*Objective*:
Write the lines out again, from the top of the material to the line containing "import matplotlib.transforms as mtransforms", pictures excluded.

*Data provided*:
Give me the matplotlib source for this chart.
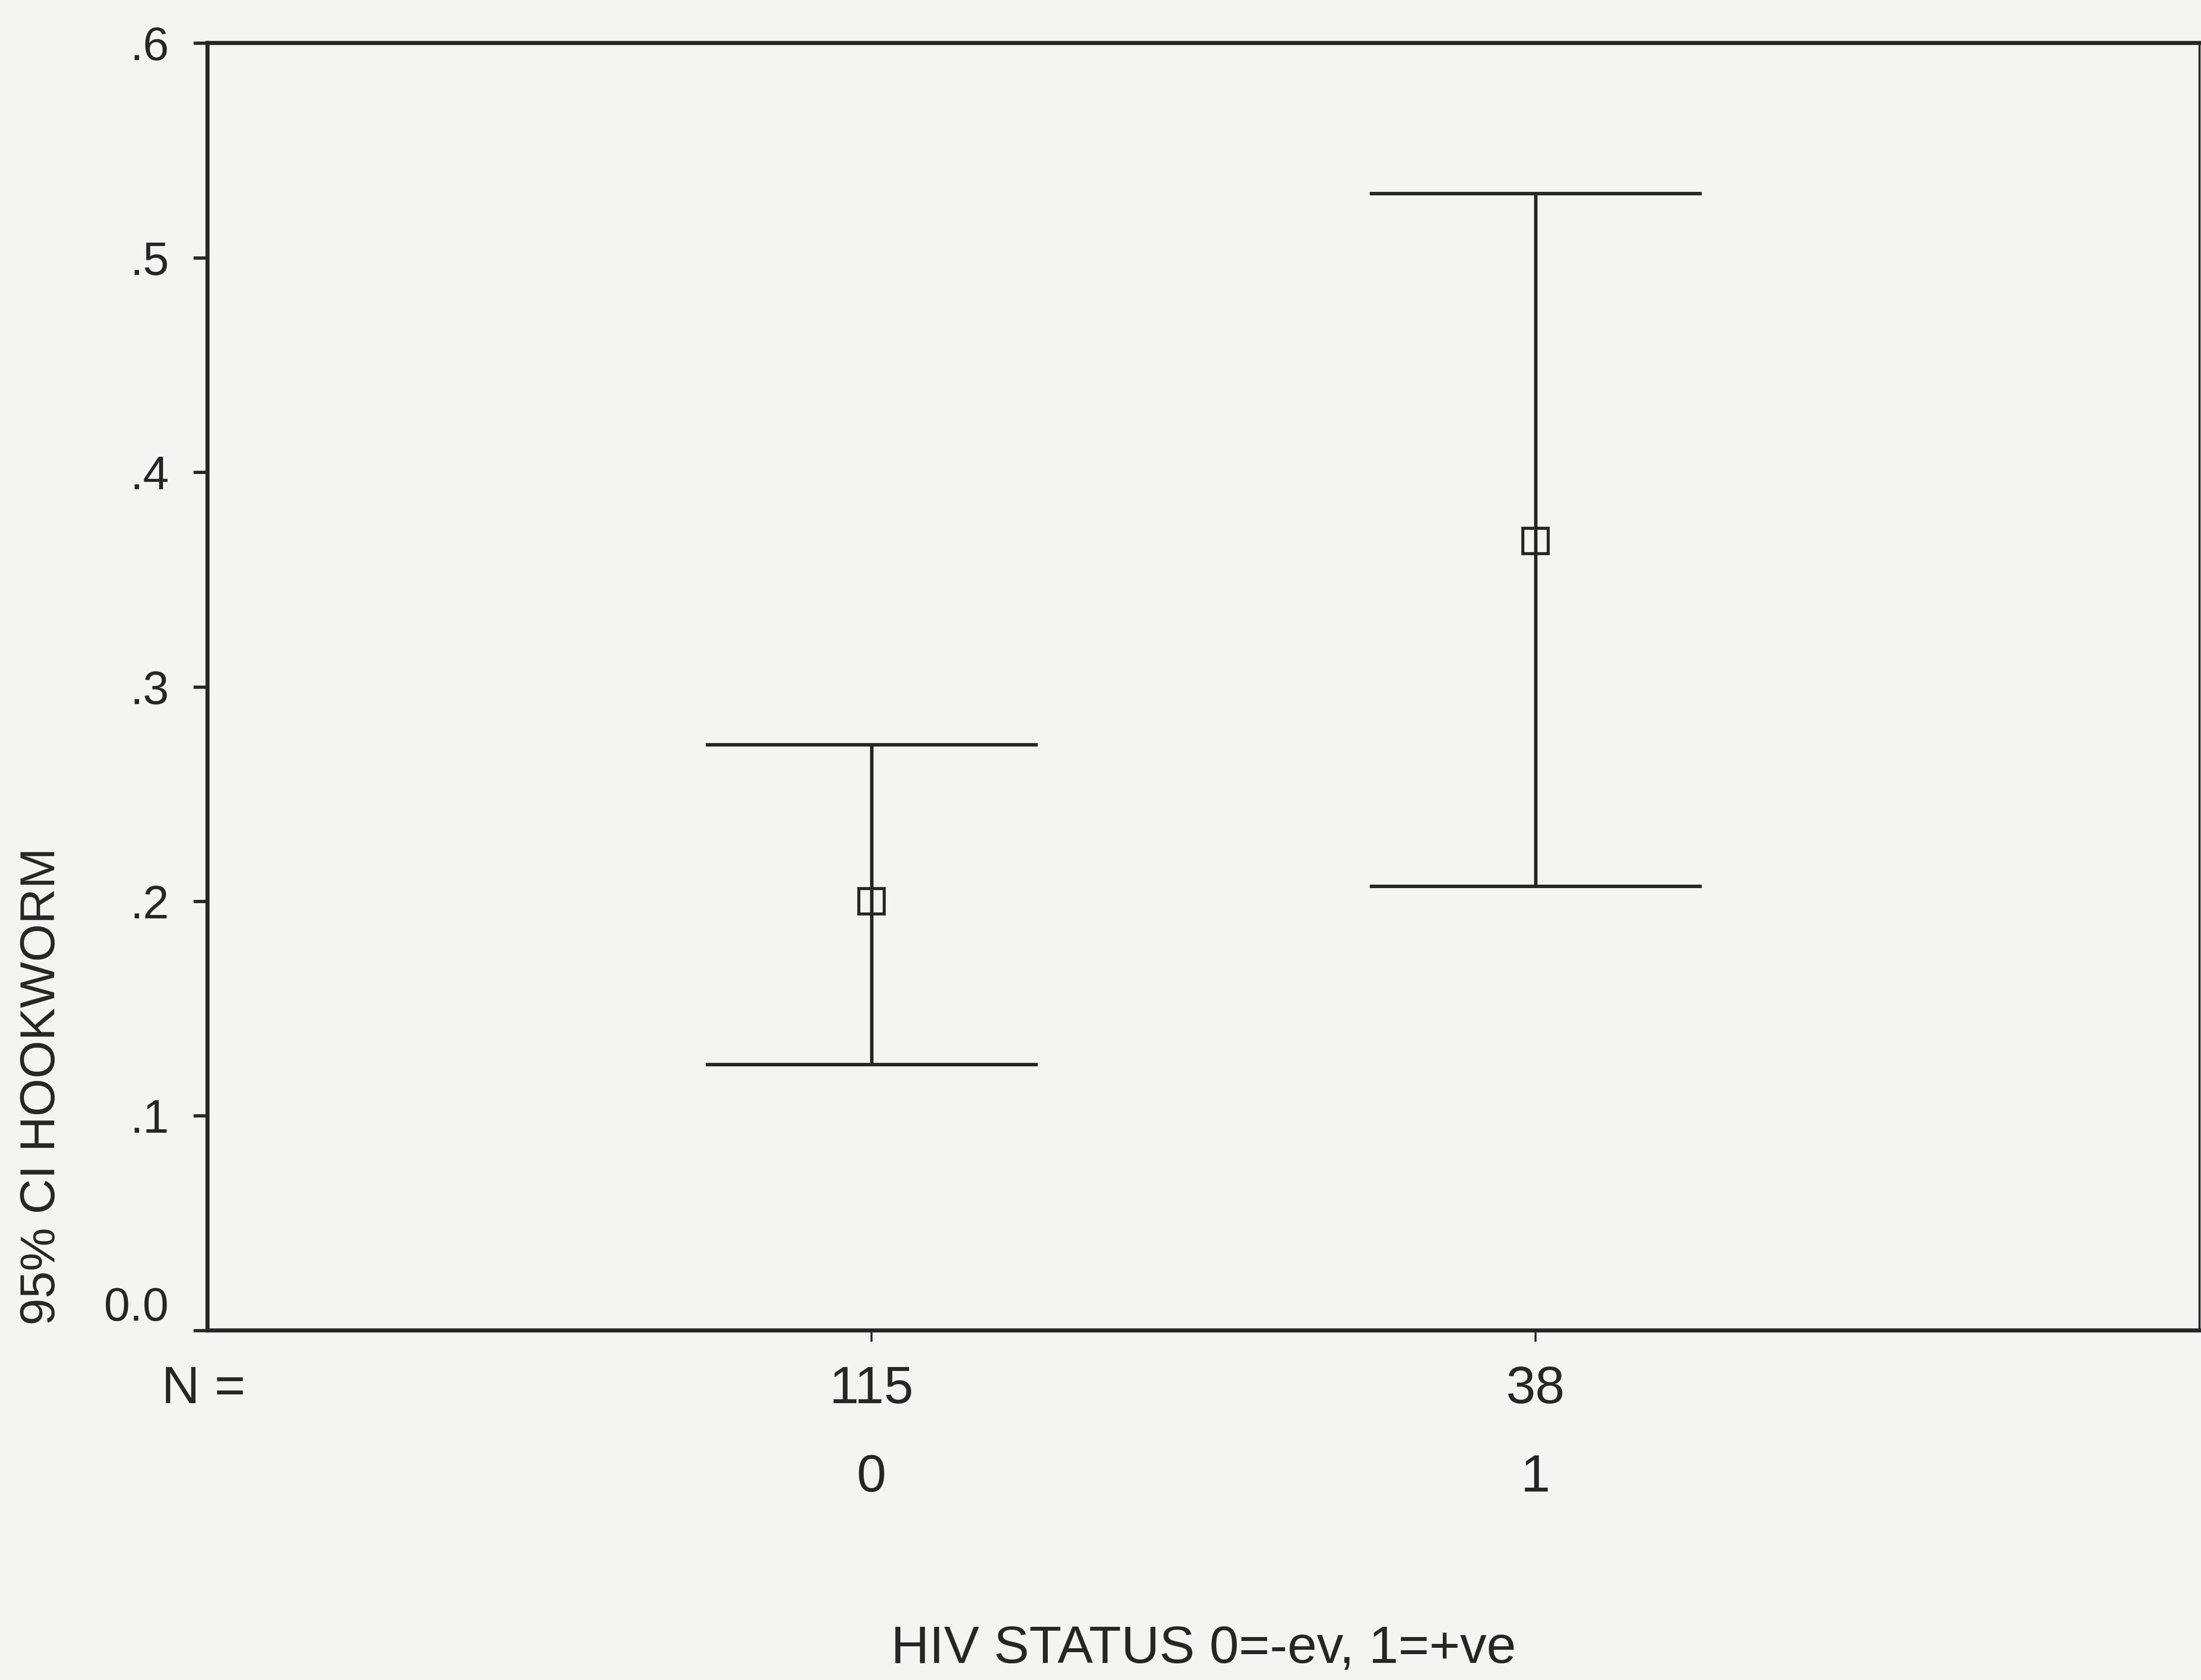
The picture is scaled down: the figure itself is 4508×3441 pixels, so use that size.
import matplotlib
matplotlib.use("Agg")
import matplotlib.pyplot as plt
import matplotlib.transforms as mtransforms

# 95% CI of hookworm prevalence by HIV status
groups = ["0", "1"]
n_counts = ["115", "38"]
means = [0.200, 0.368]
ci_low = [0.124, 0.207]
ci_high = [0.273, 0.530]

ytick_vals = [0.0, 0.1, 0.2, 0.3, 0.4, 0.5, 0.6]
ytick_labels = ["0.0", ".1", ".2", ".3", ".4", ".5", ".6"]

plt.rcParams['font.family'] = ['Liberation Sans Narrow', 'Liberation Sans', 'DejaVu Sans']
bg = "#f4f4f2"
ink = "#262626"

fig = plt.figure(figsize=(4508 / 300, 3441 / 300), dpi=300, facecolor=bg)
ax = fig.add_axes([0.0943, 0.2081, 0.905, 0.7663], facecolor=bg)

xpos = list(range(len(groups)))
cap = 0.25

ax.vlines(xpos, ci_low, ci_high, color=ink, lw=1.7)
ax.hlines(ci_high, [x - cap for x in xpos], [x + cap for x in xpos], color=ink, lw=1.7)
ax.hlines(ci_low, [x - cap for x in xpos], [x + cap for x in xpos], color=ink, lw=1.7)
ax.plot(xpos, means, ls="none", marker="s", ms=12.5, mfc="none", mec=ink, mew=1.5)

ax.set_xlim(-1, 2)
ax.set_ylim(0, 0.6)

for side in ["left", "bottom", "top"]:
    ax.spines[side].set_linewidth(2.0)
    ax.spines[side].set_color(ink)
ax.spines["right"].set_linewidth(1.0)
ax.spines["right"].set_color(ink)

ax.set_yticks(ytick_vals, labels=ytick_labels)
ax.tick_params(axis="y", direction="out", length=7, width=1.6, color=ink,
               labelsize=23, pad=12, labelcolor=ink)
ax.get_yticklabels()[0].set_verticalalignment("bottom")

ax.set_xticks(xpos, labels=["", ""])
ax.tick_params(axis="x", direction="out", length=5.5, width=1.0, color=ink)

trans = mtransforms.blended_transform_factory(ax.transData, ax.transAxes)
for x, n, g in zip(xpos, n_counts, groups):
    ax.text(x, -0.046, n, transform=trans, ha="center", va="center", fontsize=26, color=ink)
    ax.text(x, -0.1145, g, transform=trans, ha="center", va="center", fontsize=26, color=ink)
ax.text(-0.002, -0.046, "N =", transform=ax.transAxes, ha="center", va="center",
        fontsize=26, color=ink)

ax.set_xlabel("HIV STATUS 0=-ev, 1=+ve", fontsize=26, color=ink)
ax.xaxis.set_label_coords(0.5, -0.2476)
ax.xaxis.label.set_verticalalignment("center")

ax.set_ylabel("95% CI HOOKWORM", fontsize=24, color=ink)
ax.yaxis.set_label_coords(-0.083, 0.004)
ax.yaxis.label.set_horizontalalignment("left")
ax.yaxis.label.set_verticalalignment("center")

fig.savefig("out.png", dpi=300, facecolor=bg)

*Correct answer*:
Give me the matplotlib source for this chart.
The picture is scaled down: the figure itself is 4508×3441 pixels, so use that size.
import matplotlib
matplotlib.use("Agg")
import matplotlib.pyplot as plt
import matplotlib.transforms as mtransforms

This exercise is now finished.